**GIVEN TASK:**
Please set down all the lines beneath this one exactly, without the pictures.

──────── DATA SEGMENT ────────

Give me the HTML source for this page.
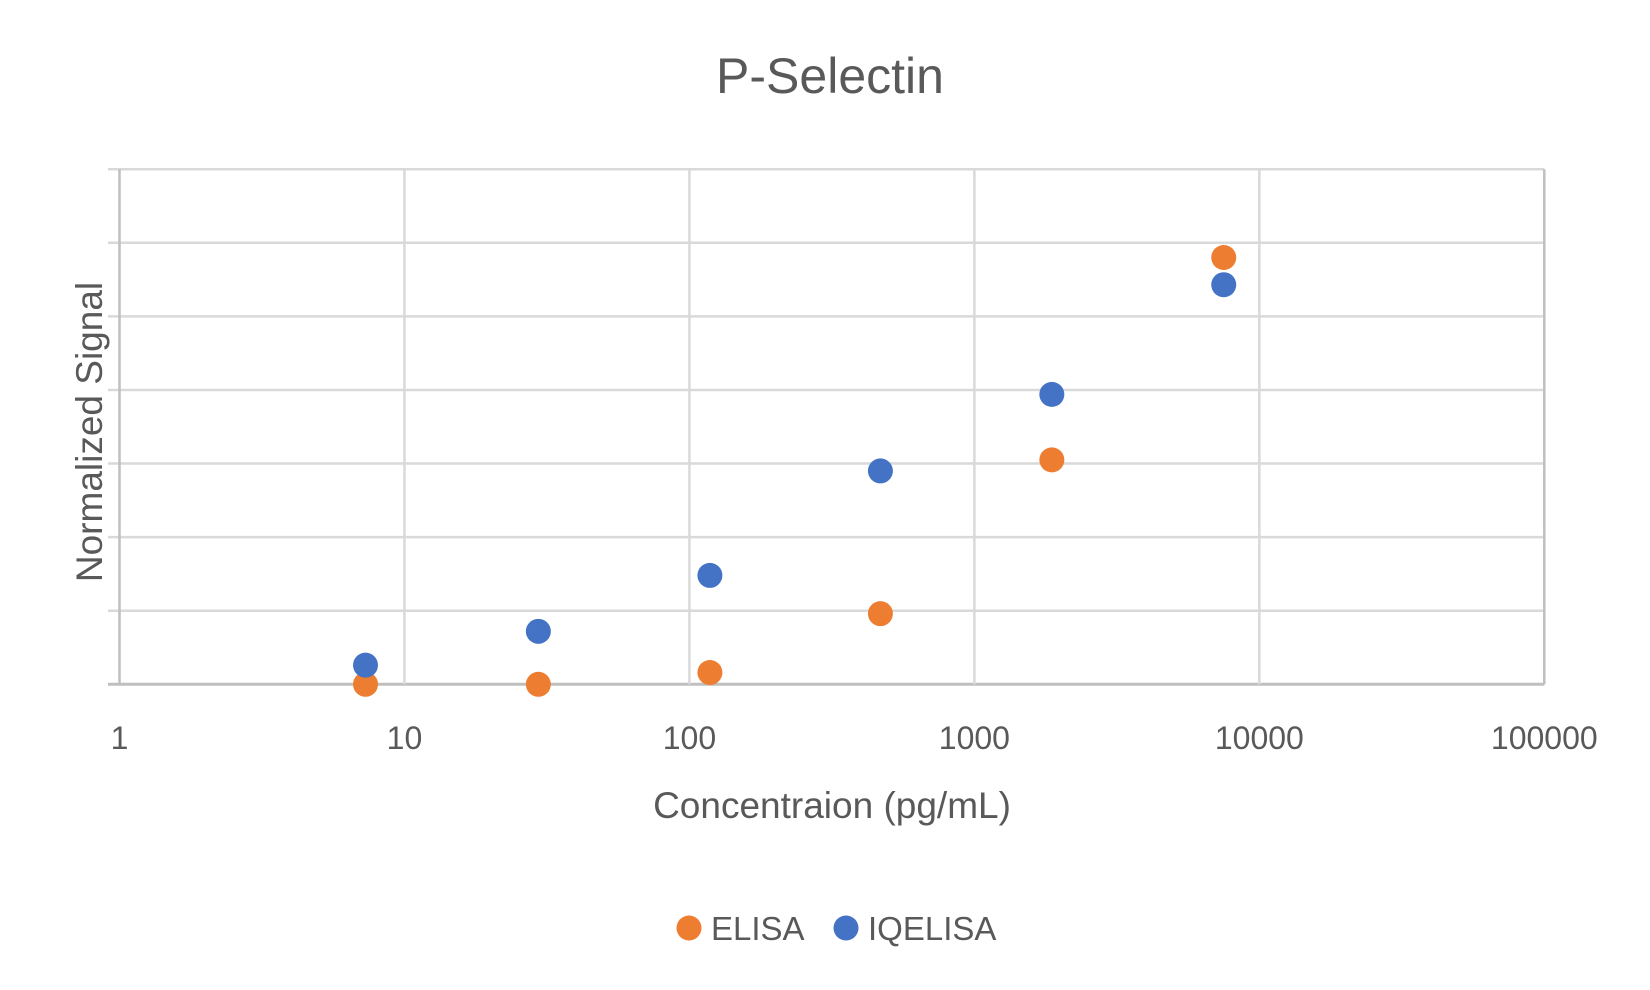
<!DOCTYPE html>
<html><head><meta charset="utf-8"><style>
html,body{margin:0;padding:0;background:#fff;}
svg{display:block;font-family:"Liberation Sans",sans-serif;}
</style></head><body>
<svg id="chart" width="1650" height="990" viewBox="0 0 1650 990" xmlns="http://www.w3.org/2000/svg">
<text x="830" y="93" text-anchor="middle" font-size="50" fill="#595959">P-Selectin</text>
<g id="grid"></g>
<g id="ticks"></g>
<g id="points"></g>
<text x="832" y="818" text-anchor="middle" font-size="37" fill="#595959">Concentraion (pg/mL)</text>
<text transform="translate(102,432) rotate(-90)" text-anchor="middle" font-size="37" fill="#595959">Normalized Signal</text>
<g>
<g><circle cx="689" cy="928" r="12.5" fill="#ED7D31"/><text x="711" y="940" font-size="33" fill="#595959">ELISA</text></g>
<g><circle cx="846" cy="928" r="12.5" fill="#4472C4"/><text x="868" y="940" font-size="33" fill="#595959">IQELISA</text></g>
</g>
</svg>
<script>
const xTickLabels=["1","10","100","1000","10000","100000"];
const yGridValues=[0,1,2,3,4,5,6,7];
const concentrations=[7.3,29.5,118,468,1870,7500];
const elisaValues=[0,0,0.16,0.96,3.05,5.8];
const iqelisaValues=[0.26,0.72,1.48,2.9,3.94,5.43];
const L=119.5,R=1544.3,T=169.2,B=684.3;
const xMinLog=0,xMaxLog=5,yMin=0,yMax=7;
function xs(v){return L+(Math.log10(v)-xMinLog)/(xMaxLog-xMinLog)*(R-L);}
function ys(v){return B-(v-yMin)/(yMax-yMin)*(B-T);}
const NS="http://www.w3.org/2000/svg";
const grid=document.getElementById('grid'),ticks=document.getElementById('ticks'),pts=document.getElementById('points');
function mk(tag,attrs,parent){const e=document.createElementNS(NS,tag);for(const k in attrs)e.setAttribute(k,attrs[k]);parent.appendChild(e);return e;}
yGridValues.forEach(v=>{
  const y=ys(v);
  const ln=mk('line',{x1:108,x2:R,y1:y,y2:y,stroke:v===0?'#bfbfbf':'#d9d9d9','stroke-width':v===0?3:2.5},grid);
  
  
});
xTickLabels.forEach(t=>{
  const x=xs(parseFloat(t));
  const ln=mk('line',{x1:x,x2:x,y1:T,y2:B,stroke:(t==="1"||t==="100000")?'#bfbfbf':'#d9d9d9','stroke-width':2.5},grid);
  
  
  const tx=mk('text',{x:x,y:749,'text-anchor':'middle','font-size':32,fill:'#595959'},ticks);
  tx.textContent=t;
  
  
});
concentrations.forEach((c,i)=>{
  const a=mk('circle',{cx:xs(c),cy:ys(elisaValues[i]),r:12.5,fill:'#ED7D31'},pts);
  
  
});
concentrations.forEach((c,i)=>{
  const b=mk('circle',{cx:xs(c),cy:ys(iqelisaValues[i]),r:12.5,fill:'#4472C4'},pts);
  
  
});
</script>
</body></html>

────────

**WRITTEN SOLUTION:**
Give me the HTML source for this page.
<!DOCTYPE html>
<html><head><meta charset="utf-8"><style>
html,body{margin:0;padding:0;background:#fff;}
svg{display:block;font-family:"Liberation Sans",sans-serif;}
</style></head><body>
<svg id="chart" width="1650" height="990" viewBox="0 0 1650 990" xmlns="http://www.w3.org/2000/svg">
<text x="830" y="93" text-anchor="middle" font-size="50" fill="#595959">P-Selectin</text>
<g id="grid"></g>
<g id="ticks"></g>
<g id="points"></g>
<text x="832" y="818" text-anchor="middle" font-size="37" fill="#595959">Concentraion (pg/mL)</text>
<text transform="translate(102,432) rotate(-90)" text-anchor="middle" font-size="37" fill="#595959">Normalized Signal</text>
<g>
<g><circle cx="689" cy="928" r="12.5" fill="#ED7D31"/><text x="711" y="940" font-size="33" fill="#595959">ELISA</text></g>
<g><circle cx="846" cy="928" r="12.5" fill="#4472C4"/><text x="868" y="940" font-size="33" fill="#595959">IQELISA</text></g>
</g>
</svg>
<script>
const xTickLabels=["1","10","100","1000","10000","100000"];
const yGridValues=[0,1,2,3,4,5,6,7];
const concentrations=[7.3,29.5,118,468,1870,7500];
const elisaValues=[0,0,0.16,0.96,3.05,5.8];
const iqelisaValues=[0.26,0.72,1.48,2.9,3.94,5.43];
const L=119.5,R=1544.3,T=169.2,B=684.3;
const xMinLog=0,xMaxLog=5,yMin=0,yMax=7;
function xs(v){return L+(Math.log10(v)-xMinLog)/(xMaxLog-xMinLog)*(R-L);}
function ys(v){return B-(v-yMin)/(yMax-yMin)*(B-T);}
const NS="http://www.w3.org/2000/svg";
const grid=document.getElementById('grid'),ticks=document.getElementById('ticks'),pts=document.getElementById('points');
function mk(tag,attrs,parent){const e=document.createElementNS(NS,tag);for(const k in attrs)e.setAttribute(k,attrs[k]);parent.appendChild(e);return e;}
yGridValues.forEach(v=>{
  const y=ys(v);
  const ln=mk('line',{x1:108,x2:R,y1:y,y2:y,stroke:v===0?'#bfbfbf':'#d9d9d9','stroke-width':v===0?3:2.5},grid);
  
  
});
xTickLabels.forEach(t=>{
  const x=xs(parseFloat(t));
  const ln=mk('line',{x1:x,x2:x,y1:T,y2:B,stroke:(t==="1"||t==="100000")?'#bfbfbf':'#d9d9d9','stroke-width':2.5},grid);
  
  
  const tx=mk('text',{x:x,y:749,'text-anchor':'middle','font-size':32,fill:'#595959'},ticks);
  tx.textContent=t;
  
  
});
concentrations.forEach((c,i)=>{
  const a=mk('circle',{cx:xs(c),cy:ys(elisaValues[i]),r:12.5,fill:'#ED7D31'},pts);
  
  
});
concentrations.forEach((c,i)=>{
  const b=mk('circle',{cx:xs(c),cy:ys(iqelisaValues[i]),r:12.5,fill:'#4472C4'},pts);
  
  
});
</script>
</body></html>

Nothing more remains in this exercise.